Pasados los siglos el dios que Occidente impuso a los pueblos ancestrales fue abandonado íntimamente por los feligreses a cambio del dios dinero y la diosa acumulación mientras, hipócritamente, se dan golpes de pecho en las misas y, ¡oh!, ironía, los pueblos ancestrales siempre fueron fieles a sus dioses, no los cambiaron, ni a su ley; son los mismos desde que surgieron en la tierra y hoy recurrimos a sus conocimientos y creencias para que nos ayuden a salvar el Planeta.
Una tribu indígena del Paraguay, los tupi-guaraní, habitantes de más de 2000 años A.C., reciben la vida como un regalo de los dioses, dicen que, sin merecerla, como un don. Entonces, en su ética, se preguntan, ¿cómo se paga un don? Y lo que se responden es de una altura inigualable: la única forma de pagar verdaderamente un don es dando gratuitamente a otro; así pagan la deuda con los dioses. De esta manera la vida trascurre como una cadena de obsequios, regalos e intercambios, una economía del agradecimiento, la reciprocidad y la solidaridad; sin la presencia de la compra-venta.

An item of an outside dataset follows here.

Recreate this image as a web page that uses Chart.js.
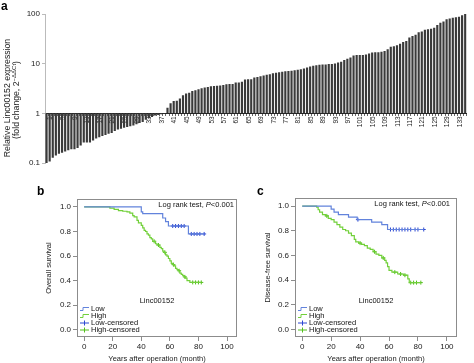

Cuando los tupi-guaraní invitaron a los españoles a festejar la cosecha de los frutos sembrados estos asistieron de mil amores a comer y ser bien atendidos; los indígenas se alegraron de que los españoles aceptaran los dones. Cuando pasado unos meses los indígenas los convidaron a unirse a las jornadas para cultivar los frutos dando por supuesto la aceptación de ese contrato tácito de devolver a quien ha dado, los españoles rehusaron ir. Los indígenas no entendieron semejante comportamiento, los españoles habían recibido regalos, pero no fueron capaces de ser recíprocos, entonces los tupi-guaraní concluyeron: estas personas son irracionales. Este es el saber de los pueblos ancestrales.